Taswell relates that the papers from the books in St. Faith’s were carried with the wind as far as Eton. The Oxonians observed the rays of the sun tinged with an unusual kind of redness, a black darkness seemed to cover the whole atmosphere. To impress this more deeply on Taswell’s memory, his father’s house was burned and plundered by officious persons offering to aid.”

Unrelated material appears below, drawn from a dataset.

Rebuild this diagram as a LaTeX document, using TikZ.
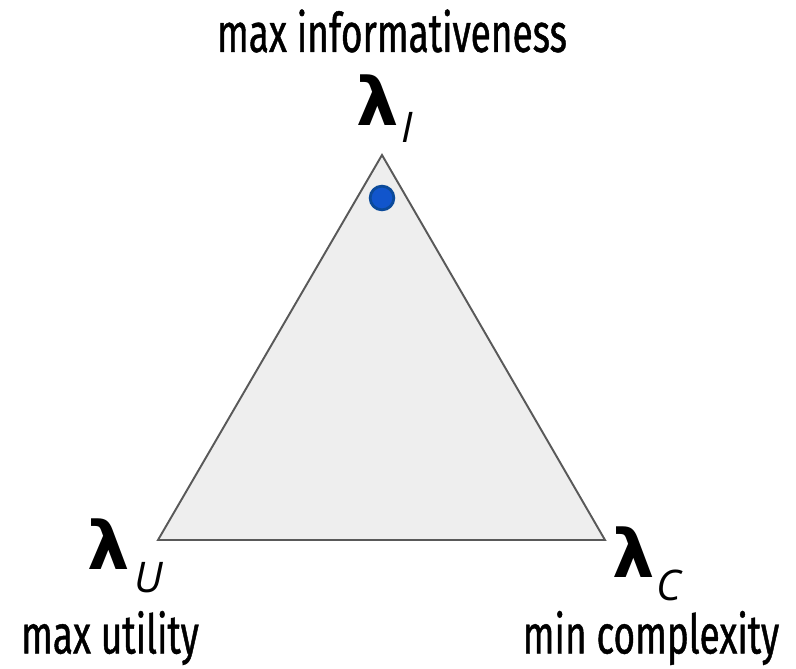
\documentclass[tikz,border=0pt]{standalone}
\usepackage{fontspec}
\setmainfont{Fira Sans}[FakeStretch=0.68, FakeBold=0.8]
\newfontfamily\lamfont{DejaVu Sans}
\newfontfamily\subfont{Open Sans}
\usepackage{xcolor}
\usetikzlibrary{positioning}

\definecolor{trifill}{HTML}{EEEEEE}
\definecolor{triline}{HTML}{595959}
\definecolor{dotfill}{HTML}{1155CC}
\definecolor{dotline}{HTML}{0B4A9A}

\begin{document}
\begin{tikzpicture}[
  x=0.02cm, y=-0.02cm,
  every node/.style={inner sep=0pt},
  tri/.style={draw=triline, fill=trifill, line width=1.1pt, line join=miter},
  caption/.style={font=\fontsize{31}{33}\selectfont},
  lam/.style={font=\lamfont\bfseries\fontsize{38}{40}\selectfont},
  sub/.style={font=\subfont\itshape\fontsize{24}{25}\selectfont, text depth=0pt},
  pt/.style={circle, draw=dotline, fill=dotfill, line width=1.6pt, minimum size=13.5pt}
]
\useasboundingbox (0,0) rectangle (796,669);

% --- corners ---
\coordinate (cI) at (382,155);
\coordinate (cU) at (158,540);
\coordinate (cC) at (605,540);
\filldraw[tri] (cI) -- (cU) -- (cC) -- cycle;

% --- current weighting ---
\node[pt] (dot) at (382,198) {};

% --- vertex labels ---
\node[lam] (lI) at (378,100) {λ};
\node[sub] (sI) at (407,127) {I};
\node[lam] (lU) at (109,544) {λ};
\node[sub] (sU) at (149,577) {U};
\node[lam] (lC) at (634,552) {λ};
\node[sub] (sC) at (669,585) {C};

% --- objectives ---
\node[caption] (tI) at (392,31) {max informativeness};
\node[caption] (tU) at (110,638) {max utility};
\node[caption] (tC) at (651,638) {min complexity};

\end{tikzpicture}
\end{document}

A TRUE AND EXACT PROSPECT OF THE FAMOUS CITTY OF LONDON FROM S. MARIE OVERS AS IT APPEARETH NOW AFTER THE SAD CALAMITIE AND DESTRUCTION BY FIRE, in the Yeare M. DC. LXVI.

LONDON AFTER THE FIRE

From the engraving by Hollar.


CHAPTER VI
LONDON AFTER THE FIRE

Let us turn to London rebuilt after the Fire. The City now began to grow outside the walls with determination; it was found impossible to stop its expansion any longer. London spread out long arms and planted colonies, so to speak; the craftsmen, driven out of their old quarters in the City by the increase of trade, and consequently of warehouses, quays, shops, and offices, settled down in the new colonies. The City joined hands with Westminster; it ran houses along Holborn to the Tyburn Road; it reared a suburb at Bloomsbury; it turned Clerkenwell into a crowded town; it made settlements at Ratcliffe, Mile End, and Stepney; it created a river-side population beyond Wapping (see [Appendix VI].)

The map of Porter, circa 1660 (London Topographical Society, 1898), shows us the suburbs of that date.

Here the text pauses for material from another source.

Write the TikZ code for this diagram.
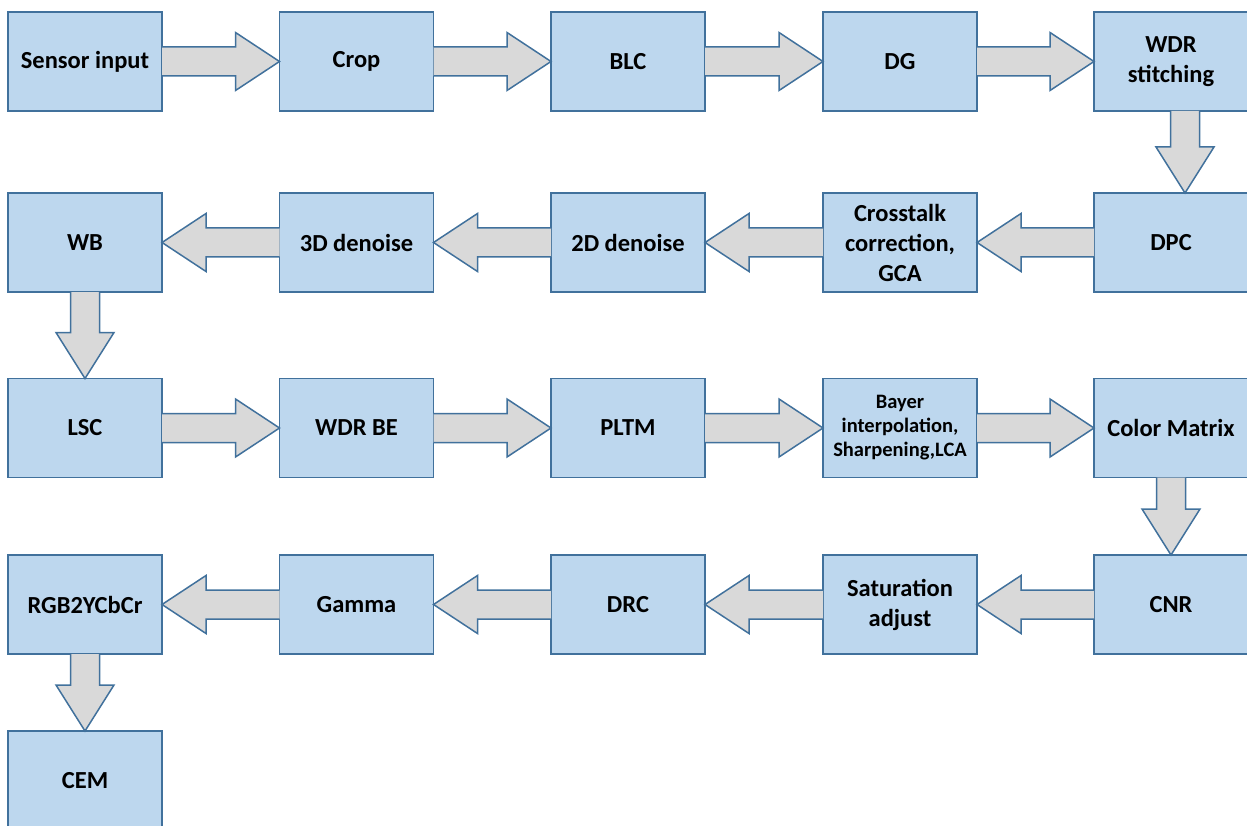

Beginning with the east, we find a continuous line of houses “on the wall between St. Katherine’s and Limehouse.” Wapping contains two streets parallel with the river; at intervals there are stairs. What was afterwards Ratcliffe Highway is a broad road with cottages on either side, half a mile long; on the north of this road are fields intersected by country lanes. Stepney Church stands in the middle of fields. In the Whitechapel Road there are no houses beyond the church. On the north-east of the Tower is a broad open area, on the north of which stand, apparently, some of the remains of Eastminster. In the Minories, however, we look in vain for the ruins of the nunnery, though these were undoubtedly still standing at the time. Petticoat Lane, running into Wentworth Street, is the only street leading out of Whitechapel. On the north of Wentworth Street are the Spittle Fields; the Cloister and Cross of St. Mary Spital are visible. Lines of houses run north along Bishopsgate Street as far as Shoreditch Church.